The NSW government is going right to the source to figure out what matters to young people.
A roundtable of 35 Illawarra students on Monday shared their views on issues that affect them as part of the Speak Up! state-wide consultation project hosted by the NSW Commission for Children and Young People.
Topics as far-ranging as the bravery of Pakistani schoolgirl Malala Yousafzai, bullying in schools, and self-identity were discussed.
Penny Chadjinicolaou, 15, from Smith's Hill High School, said it was great for young people to be able to share their opinions without being judged or pressured.
She thought one of the most pressing issues for her peers was bullying of people who didn't "fit in".
"There's a lot of pressure on young people to behave and dress a certain way, and those who don't necessarily fit in with that sort of thing or choose not to conform to it can get a hard time from those who do," she said.
"More tolerance would be nice, it would be great if people could be accepted for who they were, rather than what they were expected to be."
Two other roundtables have been held, including one with students in Cabramatta and another with youth-focused non-government organisations at State Parliament.
The Wollongong roundtable was the final one before a report on the key issues discussed is prepared for the state government.

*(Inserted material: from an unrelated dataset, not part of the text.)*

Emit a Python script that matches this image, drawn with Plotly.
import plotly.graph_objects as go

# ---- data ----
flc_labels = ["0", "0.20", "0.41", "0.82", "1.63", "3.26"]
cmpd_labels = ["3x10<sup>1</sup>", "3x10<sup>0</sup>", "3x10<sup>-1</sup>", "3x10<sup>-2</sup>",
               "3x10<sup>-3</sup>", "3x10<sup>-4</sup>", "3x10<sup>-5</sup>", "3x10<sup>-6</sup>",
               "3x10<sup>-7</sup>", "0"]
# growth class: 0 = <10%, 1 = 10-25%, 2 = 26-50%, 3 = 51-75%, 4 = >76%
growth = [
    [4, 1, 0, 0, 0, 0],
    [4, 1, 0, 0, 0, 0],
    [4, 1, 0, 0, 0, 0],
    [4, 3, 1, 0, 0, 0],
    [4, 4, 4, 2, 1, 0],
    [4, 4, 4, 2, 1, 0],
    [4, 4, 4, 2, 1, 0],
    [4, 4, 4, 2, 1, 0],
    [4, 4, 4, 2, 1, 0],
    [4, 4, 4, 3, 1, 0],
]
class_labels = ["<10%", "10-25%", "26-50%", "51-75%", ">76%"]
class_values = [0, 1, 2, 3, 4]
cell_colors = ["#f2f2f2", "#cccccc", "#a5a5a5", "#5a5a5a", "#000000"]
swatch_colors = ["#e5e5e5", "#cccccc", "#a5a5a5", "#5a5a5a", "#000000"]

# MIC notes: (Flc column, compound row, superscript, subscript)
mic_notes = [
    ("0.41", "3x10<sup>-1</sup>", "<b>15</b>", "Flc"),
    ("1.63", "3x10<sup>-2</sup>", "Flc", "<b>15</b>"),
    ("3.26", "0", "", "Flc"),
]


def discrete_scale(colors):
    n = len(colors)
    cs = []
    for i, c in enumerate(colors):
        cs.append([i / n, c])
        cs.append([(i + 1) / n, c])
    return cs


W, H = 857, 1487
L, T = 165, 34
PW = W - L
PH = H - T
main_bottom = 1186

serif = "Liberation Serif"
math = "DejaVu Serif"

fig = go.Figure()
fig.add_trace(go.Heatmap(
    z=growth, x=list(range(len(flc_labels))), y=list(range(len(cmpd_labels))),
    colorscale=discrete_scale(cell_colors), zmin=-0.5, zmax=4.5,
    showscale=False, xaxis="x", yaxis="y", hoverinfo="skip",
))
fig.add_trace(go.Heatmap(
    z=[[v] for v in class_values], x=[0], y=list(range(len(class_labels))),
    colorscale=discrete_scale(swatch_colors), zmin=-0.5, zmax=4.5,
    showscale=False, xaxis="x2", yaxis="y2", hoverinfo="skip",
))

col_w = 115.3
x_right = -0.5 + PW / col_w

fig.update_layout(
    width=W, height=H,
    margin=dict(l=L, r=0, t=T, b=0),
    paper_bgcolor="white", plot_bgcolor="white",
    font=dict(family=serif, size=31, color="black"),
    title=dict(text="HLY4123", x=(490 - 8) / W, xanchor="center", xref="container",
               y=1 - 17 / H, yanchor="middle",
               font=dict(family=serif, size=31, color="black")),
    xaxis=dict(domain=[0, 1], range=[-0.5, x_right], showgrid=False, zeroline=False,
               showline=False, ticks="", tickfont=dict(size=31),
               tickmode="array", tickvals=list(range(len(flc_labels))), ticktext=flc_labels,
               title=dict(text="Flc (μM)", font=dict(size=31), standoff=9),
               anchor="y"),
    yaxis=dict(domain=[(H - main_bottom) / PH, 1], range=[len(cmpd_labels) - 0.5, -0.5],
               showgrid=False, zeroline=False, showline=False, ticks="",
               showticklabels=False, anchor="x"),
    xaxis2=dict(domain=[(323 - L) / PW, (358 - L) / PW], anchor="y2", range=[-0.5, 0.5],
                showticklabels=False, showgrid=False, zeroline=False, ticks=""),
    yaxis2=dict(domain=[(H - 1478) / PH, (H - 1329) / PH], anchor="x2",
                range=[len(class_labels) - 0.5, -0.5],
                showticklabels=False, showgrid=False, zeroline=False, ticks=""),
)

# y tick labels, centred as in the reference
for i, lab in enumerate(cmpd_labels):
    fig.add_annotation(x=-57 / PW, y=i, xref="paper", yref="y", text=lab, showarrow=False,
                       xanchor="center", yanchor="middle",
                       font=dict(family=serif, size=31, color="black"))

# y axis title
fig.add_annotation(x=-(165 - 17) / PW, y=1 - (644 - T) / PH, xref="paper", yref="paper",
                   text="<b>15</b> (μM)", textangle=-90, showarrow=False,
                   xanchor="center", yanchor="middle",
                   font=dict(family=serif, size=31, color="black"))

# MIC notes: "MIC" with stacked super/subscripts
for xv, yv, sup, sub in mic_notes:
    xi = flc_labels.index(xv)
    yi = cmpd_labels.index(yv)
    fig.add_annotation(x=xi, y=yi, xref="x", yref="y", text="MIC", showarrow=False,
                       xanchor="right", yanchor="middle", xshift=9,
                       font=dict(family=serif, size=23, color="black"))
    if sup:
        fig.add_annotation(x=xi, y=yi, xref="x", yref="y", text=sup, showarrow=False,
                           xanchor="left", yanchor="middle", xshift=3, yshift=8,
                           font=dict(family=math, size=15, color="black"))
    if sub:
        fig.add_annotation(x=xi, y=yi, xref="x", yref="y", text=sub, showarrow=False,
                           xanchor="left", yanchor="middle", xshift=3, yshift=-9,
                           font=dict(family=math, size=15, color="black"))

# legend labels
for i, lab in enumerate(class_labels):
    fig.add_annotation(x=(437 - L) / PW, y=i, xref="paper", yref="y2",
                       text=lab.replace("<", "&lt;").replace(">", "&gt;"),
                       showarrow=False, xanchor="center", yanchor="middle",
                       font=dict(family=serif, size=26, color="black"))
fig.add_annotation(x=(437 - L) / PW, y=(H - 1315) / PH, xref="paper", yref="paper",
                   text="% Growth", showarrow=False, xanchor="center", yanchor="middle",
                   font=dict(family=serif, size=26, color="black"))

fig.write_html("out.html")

Lubna Sherieff, 15, from Macquarie Fields High School, is one of two youth ambassadors who have attended all three events.
She said bullying, access to education and how schools were being run came up at each of the roundtables.
She thought it was important students had their say now in order to shape the future they inherited in the coming years.
Director of Policy and Research at the Commission for Children and Young People Gregor Macfie said policies could only be improved by speaking with the people affected.
"We know these young people have a depth of knowledge and experience that can feed into policies and laws, and those policies and laws are going to be a lot better if we listen to them and find out what the issues are."